## Material to process
##############################

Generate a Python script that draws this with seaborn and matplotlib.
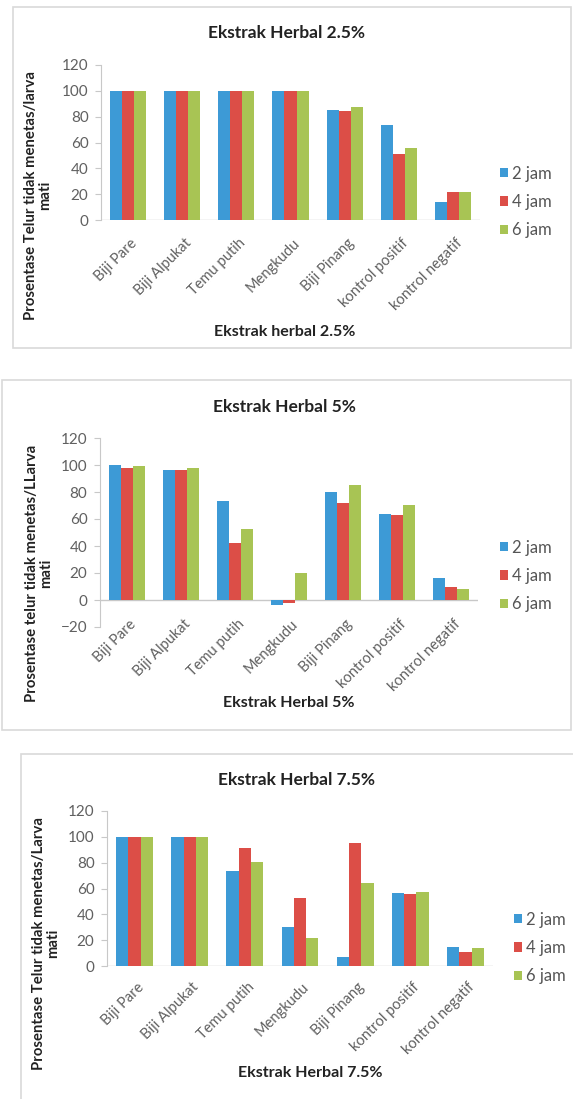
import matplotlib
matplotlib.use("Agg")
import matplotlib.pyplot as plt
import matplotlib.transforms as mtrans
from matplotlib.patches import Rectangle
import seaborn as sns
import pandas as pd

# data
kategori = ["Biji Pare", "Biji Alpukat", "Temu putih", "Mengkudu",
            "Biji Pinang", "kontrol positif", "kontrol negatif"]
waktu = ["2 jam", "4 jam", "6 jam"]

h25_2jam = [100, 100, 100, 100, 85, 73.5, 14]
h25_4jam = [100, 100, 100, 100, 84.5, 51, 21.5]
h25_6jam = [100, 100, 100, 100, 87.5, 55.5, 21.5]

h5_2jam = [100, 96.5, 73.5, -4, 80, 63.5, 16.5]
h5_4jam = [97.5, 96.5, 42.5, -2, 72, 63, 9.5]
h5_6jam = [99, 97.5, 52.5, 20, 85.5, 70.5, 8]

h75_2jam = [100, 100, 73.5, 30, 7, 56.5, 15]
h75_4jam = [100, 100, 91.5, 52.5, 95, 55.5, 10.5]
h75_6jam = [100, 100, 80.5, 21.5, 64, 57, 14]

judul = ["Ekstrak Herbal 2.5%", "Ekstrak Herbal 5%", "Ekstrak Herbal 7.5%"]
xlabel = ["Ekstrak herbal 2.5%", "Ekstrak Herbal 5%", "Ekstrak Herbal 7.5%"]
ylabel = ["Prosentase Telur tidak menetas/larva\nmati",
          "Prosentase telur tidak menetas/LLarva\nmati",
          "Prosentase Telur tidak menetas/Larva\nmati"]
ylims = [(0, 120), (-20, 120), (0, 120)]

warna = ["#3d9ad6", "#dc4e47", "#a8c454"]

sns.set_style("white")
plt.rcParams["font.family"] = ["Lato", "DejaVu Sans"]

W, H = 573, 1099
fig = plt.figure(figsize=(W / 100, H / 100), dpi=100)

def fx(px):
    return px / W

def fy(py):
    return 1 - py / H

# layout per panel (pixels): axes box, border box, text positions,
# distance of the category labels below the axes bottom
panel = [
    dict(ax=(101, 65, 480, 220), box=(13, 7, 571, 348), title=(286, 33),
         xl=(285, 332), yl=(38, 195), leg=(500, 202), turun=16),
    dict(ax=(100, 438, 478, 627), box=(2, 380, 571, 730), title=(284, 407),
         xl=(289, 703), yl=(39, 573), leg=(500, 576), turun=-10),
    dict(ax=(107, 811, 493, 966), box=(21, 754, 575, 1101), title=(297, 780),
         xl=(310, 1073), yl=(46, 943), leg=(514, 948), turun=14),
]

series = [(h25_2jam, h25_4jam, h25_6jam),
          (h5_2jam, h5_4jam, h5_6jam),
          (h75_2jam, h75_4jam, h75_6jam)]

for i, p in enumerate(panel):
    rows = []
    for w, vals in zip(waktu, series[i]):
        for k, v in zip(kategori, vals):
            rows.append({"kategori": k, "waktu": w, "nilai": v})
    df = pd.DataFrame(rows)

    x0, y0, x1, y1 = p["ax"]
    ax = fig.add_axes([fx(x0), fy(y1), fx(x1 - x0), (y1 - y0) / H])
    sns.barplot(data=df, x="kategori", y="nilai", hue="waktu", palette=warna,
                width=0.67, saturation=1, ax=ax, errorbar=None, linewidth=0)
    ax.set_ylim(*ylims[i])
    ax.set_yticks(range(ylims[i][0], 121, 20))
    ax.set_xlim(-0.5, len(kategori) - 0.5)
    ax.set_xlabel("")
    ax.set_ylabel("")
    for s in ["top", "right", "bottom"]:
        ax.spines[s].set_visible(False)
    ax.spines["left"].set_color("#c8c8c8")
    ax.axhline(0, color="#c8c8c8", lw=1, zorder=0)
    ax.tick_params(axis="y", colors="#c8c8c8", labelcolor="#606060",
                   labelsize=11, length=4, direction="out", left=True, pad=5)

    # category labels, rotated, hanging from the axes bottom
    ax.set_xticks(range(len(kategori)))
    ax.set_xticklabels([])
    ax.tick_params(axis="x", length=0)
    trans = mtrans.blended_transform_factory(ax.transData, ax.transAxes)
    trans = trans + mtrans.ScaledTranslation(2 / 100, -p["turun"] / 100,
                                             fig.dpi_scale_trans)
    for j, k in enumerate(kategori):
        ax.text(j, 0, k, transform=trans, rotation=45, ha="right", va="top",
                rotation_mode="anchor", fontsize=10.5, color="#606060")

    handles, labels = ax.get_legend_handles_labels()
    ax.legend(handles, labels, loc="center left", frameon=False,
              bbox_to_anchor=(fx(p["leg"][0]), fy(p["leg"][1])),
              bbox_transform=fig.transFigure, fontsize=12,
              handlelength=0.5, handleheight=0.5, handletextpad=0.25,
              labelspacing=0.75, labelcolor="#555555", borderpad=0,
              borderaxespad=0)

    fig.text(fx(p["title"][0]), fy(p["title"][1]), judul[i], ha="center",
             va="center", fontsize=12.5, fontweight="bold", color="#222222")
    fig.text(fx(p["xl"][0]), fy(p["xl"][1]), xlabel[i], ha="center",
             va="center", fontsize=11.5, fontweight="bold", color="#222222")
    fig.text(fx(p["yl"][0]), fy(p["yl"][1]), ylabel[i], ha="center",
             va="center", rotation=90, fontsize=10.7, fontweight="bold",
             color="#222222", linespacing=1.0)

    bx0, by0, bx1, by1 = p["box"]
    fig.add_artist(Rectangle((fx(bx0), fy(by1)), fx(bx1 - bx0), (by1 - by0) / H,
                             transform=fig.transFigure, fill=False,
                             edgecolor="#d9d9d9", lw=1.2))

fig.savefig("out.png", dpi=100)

##############################

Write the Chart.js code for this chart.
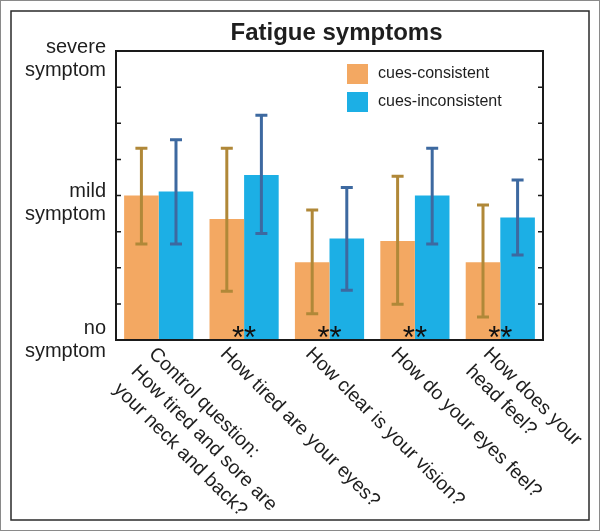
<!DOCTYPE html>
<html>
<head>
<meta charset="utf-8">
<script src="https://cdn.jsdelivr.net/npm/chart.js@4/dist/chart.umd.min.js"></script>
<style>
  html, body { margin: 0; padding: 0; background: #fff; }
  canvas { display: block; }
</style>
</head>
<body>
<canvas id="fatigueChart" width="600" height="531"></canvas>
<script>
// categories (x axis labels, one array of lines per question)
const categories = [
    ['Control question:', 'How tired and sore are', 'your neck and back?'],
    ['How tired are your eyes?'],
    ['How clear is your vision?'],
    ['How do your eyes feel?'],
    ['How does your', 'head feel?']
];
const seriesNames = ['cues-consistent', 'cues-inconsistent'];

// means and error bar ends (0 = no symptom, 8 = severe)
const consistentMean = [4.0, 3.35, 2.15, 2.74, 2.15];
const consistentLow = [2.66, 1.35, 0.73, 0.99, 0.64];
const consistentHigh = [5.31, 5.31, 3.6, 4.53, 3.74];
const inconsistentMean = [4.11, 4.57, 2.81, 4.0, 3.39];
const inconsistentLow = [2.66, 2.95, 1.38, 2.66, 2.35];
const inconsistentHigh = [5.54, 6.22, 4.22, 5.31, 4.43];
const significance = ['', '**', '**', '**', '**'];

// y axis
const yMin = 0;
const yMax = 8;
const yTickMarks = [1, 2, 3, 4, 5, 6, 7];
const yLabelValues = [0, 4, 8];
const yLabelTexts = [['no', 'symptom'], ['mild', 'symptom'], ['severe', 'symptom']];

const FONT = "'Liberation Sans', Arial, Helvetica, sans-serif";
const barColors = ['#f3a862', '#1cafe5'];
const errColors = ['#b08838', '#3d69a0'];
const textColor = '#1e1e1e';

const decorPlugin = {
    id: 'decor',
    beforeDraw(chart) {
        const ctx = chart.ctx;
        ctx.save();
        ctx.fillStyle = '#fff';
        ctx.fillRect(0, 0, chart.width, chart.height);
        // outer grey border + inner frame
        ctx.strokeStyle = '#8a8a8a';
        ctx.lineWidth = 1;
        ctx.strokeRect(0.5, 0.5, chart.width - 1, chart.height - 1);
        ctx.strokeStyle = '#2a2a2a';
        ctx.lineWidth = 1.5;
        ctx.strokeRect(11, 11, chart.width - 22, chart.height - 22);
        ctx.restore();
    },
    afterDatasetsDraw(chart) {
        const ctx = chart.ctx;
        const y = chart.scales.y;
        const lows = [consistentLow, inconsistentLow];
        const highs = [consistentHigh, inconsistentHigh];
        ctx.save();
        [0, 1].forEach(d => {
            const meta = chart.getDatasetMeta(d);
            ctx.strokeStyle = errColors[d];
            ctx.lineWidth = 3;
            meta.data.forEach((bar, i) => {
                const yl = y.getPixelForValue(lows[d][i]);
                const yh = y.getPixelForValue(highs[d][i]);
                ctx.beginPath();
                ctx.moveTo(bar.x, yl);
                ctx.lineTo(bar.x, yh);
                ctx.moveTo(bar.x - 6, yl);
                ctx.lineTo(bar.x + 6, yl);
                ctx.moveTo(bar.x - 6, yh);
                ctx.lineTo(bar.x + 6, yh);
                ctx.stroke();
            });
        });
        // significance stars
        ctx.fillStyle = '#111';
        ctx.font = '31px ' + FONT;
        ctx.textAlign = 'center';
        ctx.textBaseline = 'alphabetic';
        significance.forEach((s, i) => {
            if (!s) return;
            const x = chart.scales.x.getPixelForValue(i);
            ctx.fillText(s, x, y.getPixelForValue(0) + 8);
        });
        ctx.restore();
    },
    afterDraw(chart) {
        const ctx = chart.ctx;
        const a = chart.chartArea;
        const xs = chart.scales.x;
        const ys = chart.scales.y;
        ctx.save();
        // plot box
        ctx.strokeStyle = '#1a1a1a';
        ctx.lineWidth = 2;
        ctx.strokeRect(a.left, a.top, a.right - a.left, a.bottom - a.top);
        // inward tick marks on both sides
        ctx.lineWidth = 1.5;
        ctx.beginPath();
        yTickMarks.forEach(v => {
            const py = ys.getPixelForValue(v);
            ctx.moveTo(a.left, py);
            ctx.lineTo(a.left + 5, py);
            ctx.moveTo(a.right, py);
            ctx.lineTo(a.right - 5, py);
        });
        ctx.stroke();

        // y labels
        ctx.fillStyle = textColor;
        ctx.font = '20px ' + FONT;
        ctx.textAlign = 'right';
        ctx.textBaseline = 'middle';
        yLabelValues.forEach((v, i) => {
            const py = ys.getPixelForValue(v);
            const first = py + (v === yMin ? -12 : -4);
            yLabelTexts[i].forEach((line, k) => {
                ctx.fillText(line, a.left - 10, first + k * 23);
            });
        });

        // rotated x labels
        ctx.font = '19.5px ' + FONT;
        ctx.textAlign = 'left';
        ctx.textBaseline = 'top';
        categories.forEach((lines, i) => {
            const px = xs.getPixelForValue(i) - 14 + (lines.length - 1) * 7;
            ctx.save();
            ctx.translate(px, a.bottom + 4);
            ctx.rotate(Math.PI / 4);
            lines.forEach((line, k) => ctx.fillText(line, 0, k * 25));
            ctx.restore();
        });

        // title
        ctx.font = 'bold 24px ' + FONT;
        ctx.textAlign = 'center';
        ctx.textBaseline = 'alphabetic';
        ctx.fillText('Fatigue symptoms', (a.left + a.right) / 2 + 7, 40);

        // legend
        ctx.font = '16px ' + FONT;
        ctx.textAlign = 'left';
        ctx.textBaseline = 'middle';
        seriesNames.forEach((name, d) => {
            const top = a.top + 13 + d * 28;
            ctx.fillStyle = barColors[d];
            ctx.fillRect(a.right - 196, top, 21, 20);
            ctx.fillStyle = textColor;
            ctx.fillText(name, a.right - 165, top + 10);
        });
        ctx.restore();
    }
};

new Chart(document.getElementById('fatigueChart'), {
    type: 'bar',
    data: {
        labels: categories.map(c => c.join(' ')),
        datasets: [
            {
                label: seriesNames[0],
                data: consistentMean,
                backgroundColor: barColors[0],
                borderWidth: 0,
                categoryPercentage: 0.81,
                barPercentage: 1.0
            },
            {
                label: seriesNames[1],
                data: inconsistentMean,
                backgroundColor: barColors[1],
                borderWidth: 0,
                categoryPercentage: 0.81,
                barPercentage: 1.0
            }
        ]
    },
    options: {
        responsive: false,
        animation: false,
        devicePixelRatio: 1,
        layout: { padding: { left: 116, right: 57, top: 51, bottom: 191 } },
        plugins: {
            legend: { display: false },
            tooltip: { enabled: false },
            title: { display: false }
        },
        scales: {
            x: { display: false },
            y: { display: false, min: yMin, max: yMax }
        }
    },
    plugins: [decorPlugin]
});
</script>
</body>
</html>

##############################

Nothing but the lines from the one with "Generate a Python" through the one with "import pandas as pd" should be copied, word for word. Pictures are left out.

Generate a Python script that draws this with seaborn and matplotlib.
import matplotlib
matplotlib.use("Agg")
import matplotlib.pyplot as plt
import matplotlib.transforms as mtrans
from matplotlib.patches import Rectangle
import seaborn as sns
import pandas as pd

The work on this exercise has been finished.